PROVIDED DATA:
···

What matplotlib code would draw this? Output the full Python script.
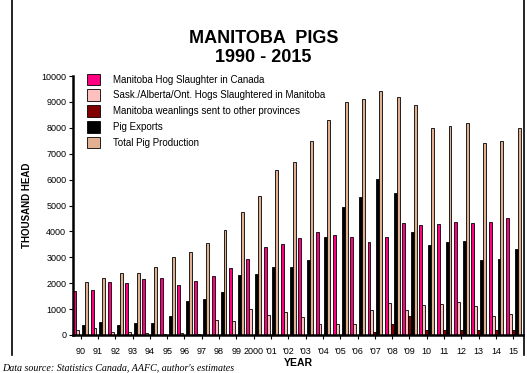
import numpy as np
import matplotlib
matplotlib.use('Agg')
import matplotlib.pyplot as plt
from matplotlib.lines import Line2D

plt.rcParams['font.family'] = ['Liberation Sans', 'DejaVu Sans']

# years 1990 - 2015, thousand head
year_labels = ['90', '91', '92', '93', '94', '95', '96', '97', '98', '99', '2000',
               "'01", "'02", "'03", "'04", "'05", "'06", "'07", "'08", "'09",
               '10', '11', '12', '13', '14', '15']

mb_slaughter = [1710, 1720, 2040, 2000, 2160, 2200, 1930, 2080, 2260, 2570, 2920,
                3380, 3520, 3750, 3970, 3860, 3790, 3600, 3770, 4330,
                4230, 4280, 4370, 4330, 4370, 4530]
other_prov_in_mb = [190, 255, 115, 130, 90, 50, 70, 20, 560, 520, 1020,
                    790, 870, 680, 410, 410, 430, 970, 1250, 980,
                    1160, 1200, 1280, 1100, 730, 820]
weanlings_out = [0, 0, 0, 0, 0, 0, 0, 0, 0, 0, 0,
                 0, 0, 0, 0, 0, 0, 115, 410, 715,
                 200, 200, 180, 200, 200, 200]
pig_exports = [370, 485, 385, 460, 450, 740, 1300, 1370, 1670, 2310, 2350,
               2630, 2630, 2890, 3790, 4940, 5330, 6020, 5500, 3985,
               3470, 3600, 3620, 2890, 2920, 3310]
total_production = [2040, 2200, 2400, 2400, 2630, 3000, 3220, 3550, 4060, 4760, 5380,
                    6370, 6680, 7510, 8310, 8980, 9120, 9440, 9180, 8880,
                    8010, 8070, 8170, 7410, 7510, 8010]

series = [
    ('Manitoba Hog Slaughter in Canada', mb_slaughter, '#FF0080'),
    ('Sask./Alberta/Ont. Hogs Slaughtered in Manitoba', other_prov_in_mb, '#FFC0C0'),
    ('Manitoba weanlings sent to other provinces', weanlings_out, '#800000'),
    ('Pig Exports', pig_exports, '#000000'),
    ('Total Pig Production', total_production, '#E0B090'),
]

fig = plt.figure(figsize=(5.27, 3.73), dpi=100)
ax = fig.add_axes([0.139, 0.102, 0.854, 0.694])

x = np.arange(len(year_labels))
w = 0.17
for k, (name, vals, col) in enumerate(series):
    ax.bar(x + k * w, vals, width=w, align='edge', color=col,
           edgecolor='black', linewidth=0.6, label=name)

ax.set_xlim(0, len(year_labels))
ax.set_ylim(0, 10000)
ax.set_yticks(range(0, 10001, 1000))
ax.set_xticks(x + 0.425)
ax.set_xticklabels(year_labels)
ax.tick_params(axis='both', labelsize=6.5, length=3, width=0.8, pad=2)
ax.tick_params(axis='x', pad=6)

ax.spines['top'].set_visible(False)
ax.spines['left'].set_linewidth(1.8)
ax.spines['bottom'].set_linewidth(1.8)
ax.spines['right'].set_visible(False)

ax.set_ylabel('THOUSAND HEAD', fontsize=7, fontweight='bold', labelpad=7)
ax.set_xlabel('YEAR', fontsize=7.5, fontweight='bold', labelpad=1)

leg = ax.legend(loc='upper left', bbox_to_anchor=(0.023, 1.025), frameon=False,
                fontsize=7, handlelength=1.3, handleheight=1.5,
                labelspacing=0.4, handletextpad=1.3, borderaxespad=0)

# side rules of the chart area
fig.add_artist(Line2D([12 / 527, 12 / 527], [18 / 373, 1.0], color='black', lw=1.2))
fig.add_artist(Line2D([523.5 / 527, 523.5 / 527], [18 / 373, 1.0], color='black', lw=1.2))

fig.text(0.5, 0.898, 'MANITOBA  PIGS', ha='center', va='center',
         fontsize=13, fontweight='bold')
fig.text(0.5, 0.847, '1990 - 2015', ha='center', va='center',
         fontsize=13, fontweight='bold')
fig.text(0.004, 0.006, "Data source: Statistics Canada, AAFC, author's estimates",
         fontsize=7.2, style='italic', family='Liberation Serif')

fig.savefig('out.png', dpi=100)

···

WORK INSTRUCTIONS: Leave the pictures out and please restate exactly the lines running from the start of the material through the one with "plt.rcParams['font.family'] = ['Liberation".

SOLUTION BELOW:
What matplotlib code would draw this? Output the full Python script.
import numpy as np
import matplotlib
matplotlib.use('Agg')
import matplotlib.pyplot as plt
from matplotlib.lines import Line2D

plt.rcParams['font.family'] = ['Liberation Sans', 'DejaVu Sans']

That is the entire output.